With Australia’s permanent migration program already an insane 208,000 people a year – 2.5 times the level at the turn of the century:
Labor looks set to raise Australia’s permanent migration intake even further – to around 240,000 people a year – by adopting The Greens’ policy of raising the humanitarian intake from 18,000 currently to 50,000. From The Age:
Labor’s policy committee is considering a plan to lift Australia’s refugee intake to 50,000, as left-wingers jostle to soften the party’s position on asylum seekers at this year’s national conference…

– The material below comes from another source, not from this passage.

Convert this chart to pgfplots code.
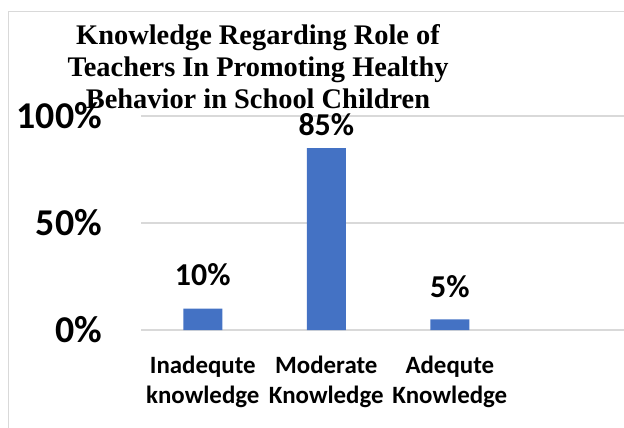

Fairfax Media has learnt a working group on the powerful National Policy Forum is investigating proposals to increase Australia’s annual refugee intake to 50,000 – the same target as the Greens…
The Turnbull government increased the annual refugee intake to 19,000, and the ALP’s current position is to increase it to 27,000 by the year 2025. The Greens want an intake of 50,000, with 10,000 of that to be for “skilled refugees”. The Labor for Refugees pitch made no such caveat…
The policy forum, which formulates the draft platform, is co-chaired by Labor leader Bill Shorten and party president Mark Butler, deputy chaired by senators Jenny McAllister and Deborah O’Neill and also includes 20 federal MPs, 20 branch members and 20 representatives from the unions…
Labor’s immigration spokesman Shayne Neumann said Labor took a “strong, progressive” policy to the last election. He confirmed the policy forum received submissions from various stakeholders and these “will be considered in the usual way”.
According to The Productivity Commission’s recent Migrant Intake Australia report, Australia’s population would hit 27 million by 2060 under zero Net Overseas Migration (NOM), 41 million under 200,000 NOM (close to current settings), and roughly 43 million under 240,000 NOM (essentially what Labor is proposing):
So Labor’s immigration policy would create an even ‘bigger’ Australia.
MB has previously supported Australia’s humanitarian intake being raised from its low current level of 18,000 people a year. However, this must be done alongside large cuts to Australia’s non-humanitarian intake (currently 190,000). Such a policy would achieve dual goals: significantly reducing overall population growth, thereby relieving pressures on infrastructure, housing, the environment, and wages, while also being a good and caring global citizen.
There is also a strong moral argument against poaching skilled workers from developing nations, in turn stifling their economic development, just so they can work in lower skilled roles in Australia.
In short, simply lifting the humanitarian intake to 50,000, and Australia’s permanent migration program to 240,000, is a retrograde step and would be destructive to both Australia’s natural environment and living standards.
Clearly, all the recent angst over mass immigration and a ‘Big Australia’ has gone over Labor’s head.